2025-06-03 21:53:55 +08:00 · 2023-05-22 16:01:32 +08:00 · 2023-05-22 16:01:32 +08:00 · 023d6869bd
commit 023d6869bd
parent b058912c0c
2 changed files with 4 additions and 4 deletions
--- a/configs/riformer/README.md
+++ b/configs/riformer/README.md
@ -1,6 +1,6 @@
 # RIFormer

-> [RIFormer: Keep Your Vision Backbone Effective But Removing Token Mixer](https://arxiv.org/abs/xxxx.xxxxx)
+> [RIFormer: Keep Your Vision Backbone Effective But Removing Token Mixer](https://arxiv.org/abs/2304.05659)

 <!-- [ALGORITHM] -->

--- a/mmpretrain/models/backbones/riformer.py
+++ b/mmpretrain/models/backbones/riformer.py
@ -202,7 +202,7 @@ class RIFormer(BaseBackbone):
            [stage1, downsampling, stage2, downsampling, stage3, downsampling, stage4]
            Defaults to -1, means the last stage.
        frozen_stages (int): Stages to be frozen (all param fixed).
-            Defaults to 0, which means not freezing any parameters.
+            Defaults to -1, which means not freezing any parameters.
        deploy (bool): Whether to switch the model structure to
            deployment mode.
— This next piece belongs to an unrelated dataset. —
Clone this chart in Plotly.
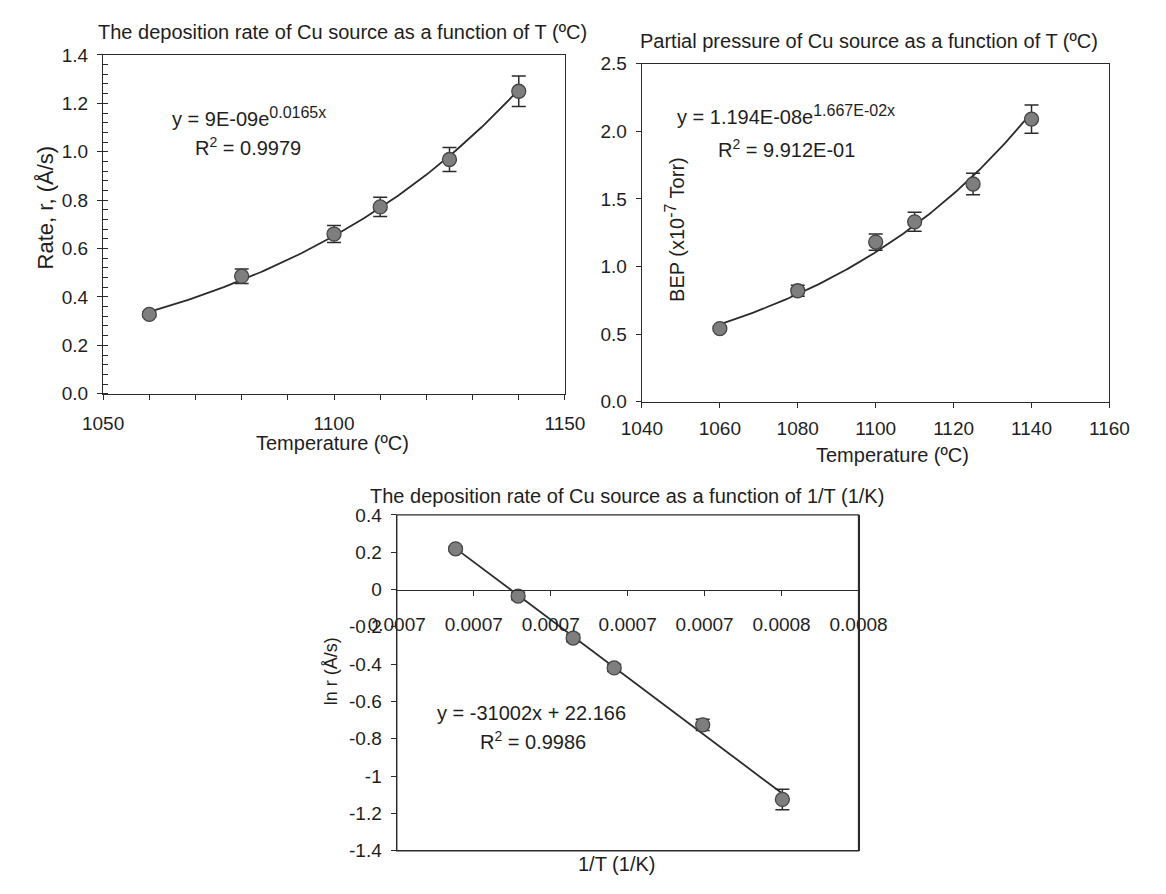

Default: False.
        init_cfg (dict, optional): Initialization config dict
@ -259,7 +259,7 @@ class RIFormer(BaseBackbone):
                 drop_rate=0.,
                 drop_path_rate=0.,
                 out_indices=-1,
-                 frozen_stages=0,
+                 frozen_stages=-1,
                 init_cfg=None,
                 deploy=False):

@ -366,7 +366,7 @@ class RIFormer(BaseBackbone):
            for param in self.patch_embed.parameters():
                param.requires_grad = False

-        for i in range(self.frozen_stages):
+        for i in range(0, self.frozen_stages + 1):
            # Include both block and downsample layer.
            module = self.network[i]
            module.eval()